## BEGIN RECORDS SHOWN

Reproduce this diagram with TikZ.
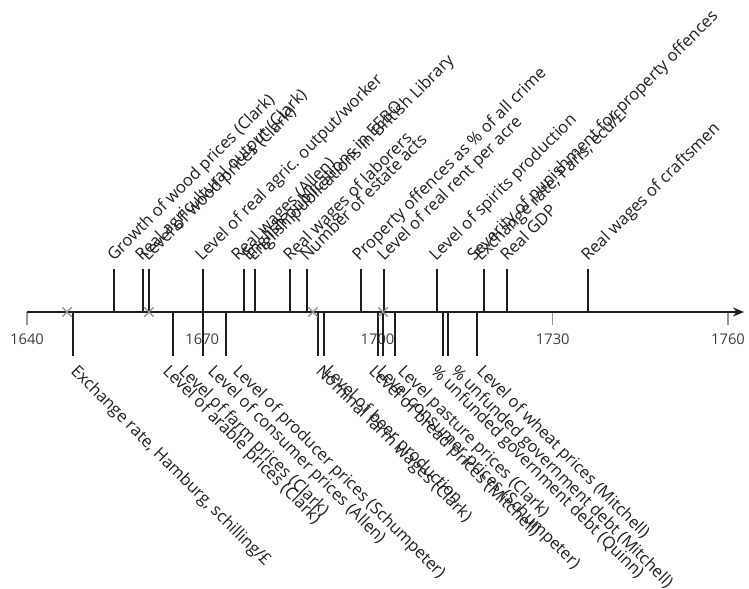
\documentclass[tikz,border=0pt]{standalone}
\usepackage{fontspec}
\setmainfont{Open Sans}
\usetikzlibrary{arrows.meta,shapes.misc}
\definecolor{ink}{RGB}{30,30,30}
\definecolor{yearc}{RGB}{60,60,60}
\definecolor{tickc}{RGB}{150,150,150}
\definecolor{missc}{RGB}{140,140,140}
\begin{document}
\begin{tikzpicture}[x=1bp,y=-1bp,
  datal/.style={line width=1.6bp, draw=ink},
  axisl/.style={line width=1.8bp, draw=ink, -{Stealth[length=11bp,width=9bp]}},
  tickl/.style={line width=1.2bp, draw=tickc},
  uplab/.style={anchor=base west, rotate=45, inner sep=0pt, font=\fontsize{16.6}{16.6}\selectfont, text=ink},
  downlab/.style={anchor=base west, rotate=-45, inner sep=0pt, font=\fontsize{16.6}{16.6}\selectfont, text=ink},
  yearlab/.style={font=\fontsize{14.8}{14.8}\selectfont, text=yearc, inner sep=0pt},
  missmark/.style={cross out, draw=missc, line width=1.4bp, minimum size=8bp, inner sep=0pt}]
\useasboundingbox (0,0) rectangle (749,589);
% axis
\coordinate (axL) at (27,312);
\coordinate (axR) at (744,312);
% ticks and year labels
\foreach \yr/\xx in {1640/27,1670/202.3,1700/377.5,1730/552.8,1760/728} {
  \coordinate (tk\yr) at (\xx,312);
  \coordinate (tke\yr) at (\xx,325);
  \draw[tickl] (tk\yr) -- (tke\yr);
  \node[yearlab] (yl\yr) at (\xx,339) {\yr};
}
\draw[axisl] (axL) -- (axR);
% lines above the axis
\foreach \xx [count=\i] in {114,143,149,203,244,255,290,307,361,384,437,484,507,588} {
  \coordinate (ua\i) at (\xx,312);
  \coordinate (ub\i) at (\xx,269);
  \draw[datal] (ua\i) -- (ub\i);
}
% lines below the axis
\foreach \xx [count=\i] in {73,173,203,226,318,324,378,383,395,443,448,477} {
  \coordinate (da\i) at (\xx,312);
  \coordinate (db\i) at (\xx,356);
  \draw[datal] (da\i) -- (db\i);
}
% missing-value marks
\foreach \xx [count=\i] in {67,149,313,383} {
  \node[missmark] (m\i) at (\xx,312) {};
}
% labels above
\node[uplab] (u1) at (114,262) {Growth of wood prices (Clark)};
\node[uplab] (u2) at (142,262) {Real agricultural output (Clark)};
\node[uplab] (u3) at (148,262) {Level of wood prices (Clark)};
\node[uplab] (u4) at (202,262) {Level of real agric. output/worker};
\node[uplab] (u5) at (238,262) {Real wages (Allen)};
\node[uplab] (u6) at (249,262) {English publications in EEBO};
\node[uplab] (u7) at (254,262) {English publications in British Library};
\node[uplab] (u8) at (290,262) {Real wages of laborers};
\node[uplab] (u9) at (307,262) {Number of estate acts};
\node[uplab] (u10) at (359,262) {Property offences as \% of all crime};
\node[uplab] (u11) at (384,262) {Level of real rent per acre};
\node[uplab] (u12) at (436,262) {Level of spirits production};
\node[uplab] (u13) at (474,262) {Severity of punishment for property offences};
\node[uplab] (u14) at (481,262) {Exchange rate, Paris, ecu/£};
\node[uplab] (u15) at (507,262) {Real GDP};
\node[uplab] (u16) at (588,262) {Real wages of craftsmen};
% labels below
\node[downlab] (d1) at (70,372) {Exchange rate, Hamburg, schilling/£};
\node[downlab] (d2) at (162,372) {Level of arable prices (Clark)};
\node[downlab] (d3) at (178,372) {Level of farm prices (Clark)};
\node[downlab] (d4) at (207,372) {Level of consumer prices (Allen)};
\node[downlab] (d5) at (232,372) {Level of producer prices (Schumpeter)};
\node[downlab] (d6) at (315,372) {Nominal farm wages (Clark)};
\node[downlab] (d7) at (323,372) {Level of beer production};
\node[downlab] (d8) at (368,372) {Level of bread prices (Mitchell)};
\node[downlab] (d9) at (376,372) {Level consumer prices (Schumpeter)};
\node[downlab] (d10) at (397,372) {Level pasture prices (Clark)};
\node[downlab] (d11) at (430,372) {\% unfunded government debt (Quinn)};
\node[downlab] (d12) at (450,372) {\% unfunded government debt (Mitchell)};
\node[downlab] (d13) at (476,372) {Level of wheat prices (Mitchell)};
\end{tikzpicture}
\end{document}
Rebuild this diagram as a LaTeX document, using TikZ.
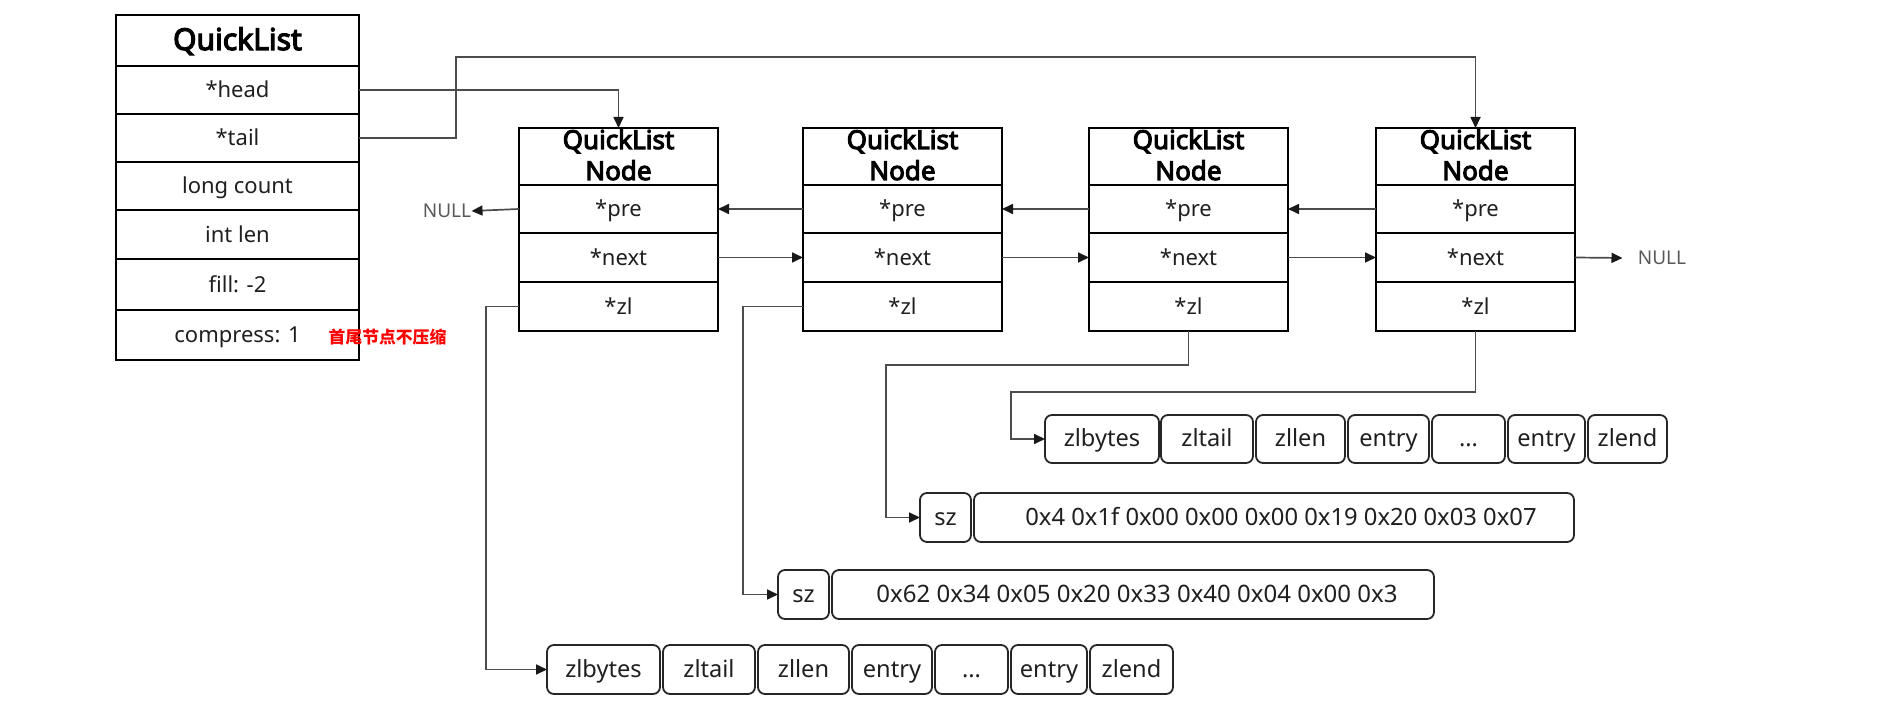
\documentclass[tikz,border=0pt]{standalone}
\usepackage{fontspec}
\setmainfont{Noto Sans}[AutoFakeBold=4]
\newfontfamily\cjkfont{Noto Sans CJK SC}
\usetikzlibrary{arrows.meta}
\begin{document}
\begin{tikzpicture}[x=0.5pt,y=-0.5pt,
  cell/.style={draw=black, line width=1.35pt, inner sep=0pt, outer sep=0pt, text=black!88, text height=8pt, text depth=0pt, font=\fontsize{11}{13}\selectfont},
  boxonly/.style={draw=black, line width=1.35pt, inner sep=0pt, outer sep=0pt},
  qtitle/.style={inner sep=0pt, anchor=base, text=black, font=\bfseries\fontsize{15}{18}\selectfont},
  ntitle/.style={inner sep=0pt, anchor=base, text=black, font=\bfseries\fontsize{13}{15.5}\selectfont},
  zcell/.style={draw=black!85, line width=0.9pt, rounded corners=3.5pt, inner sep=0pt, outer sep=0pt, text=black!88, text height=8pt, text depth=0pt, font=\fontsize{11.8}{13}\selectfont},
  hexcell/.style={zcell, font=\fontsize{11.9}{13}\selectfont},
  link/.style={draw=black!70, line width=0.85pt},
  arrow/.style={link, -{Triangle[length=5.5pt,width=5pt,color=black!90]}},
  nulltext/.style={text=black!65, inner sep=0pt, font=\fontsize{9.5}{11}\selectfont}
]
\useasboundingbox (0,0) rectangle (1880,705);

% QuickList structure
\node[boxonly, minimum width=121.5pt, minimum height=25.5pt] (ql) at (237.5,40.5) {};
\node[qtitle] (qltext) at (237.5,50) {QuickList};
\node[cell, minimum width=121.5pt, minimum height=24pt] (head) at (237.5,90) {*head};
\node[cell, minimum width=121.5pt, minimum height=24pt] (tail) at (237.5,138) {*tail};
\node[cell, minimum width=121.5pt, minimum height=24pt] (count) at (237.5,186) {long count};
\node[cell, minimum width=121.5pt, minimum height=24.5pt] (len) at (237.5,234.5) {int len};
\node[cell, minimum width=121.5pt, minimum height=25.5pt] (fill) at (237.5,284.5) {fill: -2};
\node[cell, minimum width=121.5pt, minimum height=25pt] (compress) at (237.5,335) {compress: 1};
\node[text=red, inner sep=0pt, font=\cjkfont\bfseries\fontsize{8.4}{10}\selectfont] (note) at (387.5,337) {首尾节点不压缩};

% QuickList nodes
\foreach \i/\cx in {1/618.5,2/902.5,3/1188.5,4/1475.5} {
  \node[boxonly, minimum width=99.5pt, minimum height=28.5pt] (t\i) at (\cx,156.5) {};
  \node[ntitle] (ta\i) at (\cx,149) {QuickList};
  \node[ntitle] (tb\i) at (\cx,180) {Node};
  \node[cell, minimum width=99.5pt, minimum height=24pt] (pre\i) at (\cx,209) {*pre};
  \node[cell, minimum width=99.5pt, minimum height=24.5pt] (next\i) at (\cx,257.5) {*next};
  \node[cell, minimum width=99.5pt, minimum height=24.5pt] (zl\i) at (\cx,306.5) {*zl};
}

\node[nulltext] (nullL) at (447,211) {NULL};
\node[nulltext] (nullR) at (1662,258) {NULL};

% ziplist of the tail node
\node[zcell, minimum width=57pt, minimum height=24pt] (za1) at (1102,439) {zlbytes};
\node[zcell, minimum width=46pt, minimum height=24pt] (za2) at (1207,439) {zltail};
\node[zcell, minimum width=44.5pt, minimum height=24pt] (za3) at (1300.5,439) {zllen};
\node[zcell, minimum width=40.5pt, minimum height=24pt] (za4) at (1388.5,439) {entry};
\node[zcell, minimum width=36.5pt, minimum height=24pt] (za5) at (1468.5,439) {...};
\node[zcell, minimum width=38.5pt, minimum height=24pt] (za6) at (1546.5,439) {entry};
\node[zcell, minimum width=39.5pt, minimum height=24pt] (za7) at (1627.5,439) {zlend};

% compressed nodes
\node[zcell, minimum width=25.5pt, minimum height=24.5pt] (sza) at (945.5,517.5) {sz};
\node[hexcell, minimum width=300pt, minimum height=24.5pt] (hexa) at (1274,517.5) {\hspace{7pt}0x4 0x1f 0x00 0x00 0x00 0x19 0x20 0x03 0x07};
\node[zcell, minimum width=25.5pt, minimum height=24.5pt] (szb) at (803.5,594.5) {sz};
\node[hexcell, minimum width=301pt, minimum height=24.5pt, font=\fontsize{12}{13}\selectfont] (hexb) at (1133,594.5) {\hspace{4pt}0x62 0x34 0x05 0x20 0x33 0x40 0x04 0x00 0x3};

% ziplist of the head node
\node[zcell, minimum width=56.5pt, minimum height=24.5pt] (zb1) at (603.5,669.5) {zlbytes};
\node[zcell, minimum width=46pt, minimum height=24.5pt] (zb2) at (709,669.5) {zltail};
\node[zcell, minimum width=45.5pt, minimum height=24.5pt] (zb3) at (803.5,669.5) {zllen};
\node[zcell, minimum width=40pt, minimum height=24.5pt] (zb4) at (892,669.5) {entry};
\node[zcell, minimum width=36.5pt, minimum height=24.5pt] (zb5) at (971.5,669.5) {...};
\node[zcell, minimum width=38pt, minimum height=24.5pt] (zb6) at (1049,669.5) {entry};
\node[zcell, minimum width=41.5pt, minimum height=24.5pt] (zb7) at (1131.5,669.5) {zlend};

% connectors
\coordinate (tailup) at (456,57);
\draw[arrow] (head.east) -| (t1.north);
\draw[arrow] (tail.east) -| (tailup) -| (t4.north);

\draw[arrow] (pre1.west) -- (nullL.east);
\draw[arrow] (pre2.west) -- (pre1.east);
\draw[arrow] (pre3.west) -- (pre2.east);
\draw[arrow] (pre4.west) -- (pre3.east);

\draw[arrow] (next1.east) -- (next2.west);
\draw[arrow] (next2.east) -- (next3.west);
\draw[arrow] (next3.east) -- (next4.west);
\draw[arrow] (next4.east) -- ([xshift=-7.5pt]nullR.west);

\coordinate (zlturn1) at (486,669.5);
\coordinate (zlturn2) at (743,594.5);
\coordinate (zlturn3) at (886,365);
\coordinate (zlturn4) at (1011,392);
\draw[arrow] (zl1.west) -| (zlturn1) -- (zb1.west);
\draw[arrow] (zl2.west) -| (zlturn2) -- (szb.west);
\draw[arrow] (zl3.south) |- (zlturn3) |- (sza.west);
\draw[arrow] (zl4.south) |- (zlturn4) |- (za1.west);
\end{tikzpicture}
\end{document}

## END RECORDS SHOWN

▶ _YOUR TASK_: Using the data above, print only the lines starting at the one with "Rebuild this diagram" and ending at the one with "(0,0) rectangle (1880,705);", exactly as they stand, minus the pictures.

▶ _EXERCISE RESPONSE_:
Rebuild this diagram as a LaTeX document, using TikZ.
\documentclass[tikz,border=0pt]{standalone}
\usepackage{fontspec}
\setmainfont{Noto Sans}[AutoFakeBold=4]
\newfontfamily\cjkfont{Noto Sans CJK SC}
\usetikzlibrary{arrows.meta}
\begin{document}
\begin{tikzpicture}[x=0.5pt,y=-0.5pt,
  cell/.style={draw=black, line width=1.35pt, inner sep=0pt, outer sep=0pt, text=black!88, text height=8pt, text depth=0pt, font=\fontsize{11}{13}\selectfont},
  boxonly/.style={draw=black, line width=1.35pt, inner sep=0pt, outer sep=0pt},
  qtitle/.style={inner sep=0pt, anchor=base, text=black, font=\bfseries\fontsize{15}{18}\selectfont},
  ntitle/.style={inner sep=0pt, anchor=base, text=black, font=\bfseries\fontsize{13}{15.5}\selectfont},
  zcell/.style={draw=black!85, line width=0.9pt, rounded corners=3.5pt, inner sep=0pt, outer sep=0pt, text=black!88, text height=8pt, text depth=0pt, font=\fontsize{11.8}{13}\selectfont},
  hexcell/.style={zcell, font=\fontsize{11.9}{13}\selectfont},
  link/.style={draw=black!70, line width=0.85pt},
  arrow/.style={link, -{Triangle[length=5.5pt,width=5pt,color=black!90]}},
  nulltext/.style={text=black!65, inner sep=0pt, font=\fontsize{9.5}{11}\selectfont}
]
\useasboundingbox (0,0) rectangle (1880,705);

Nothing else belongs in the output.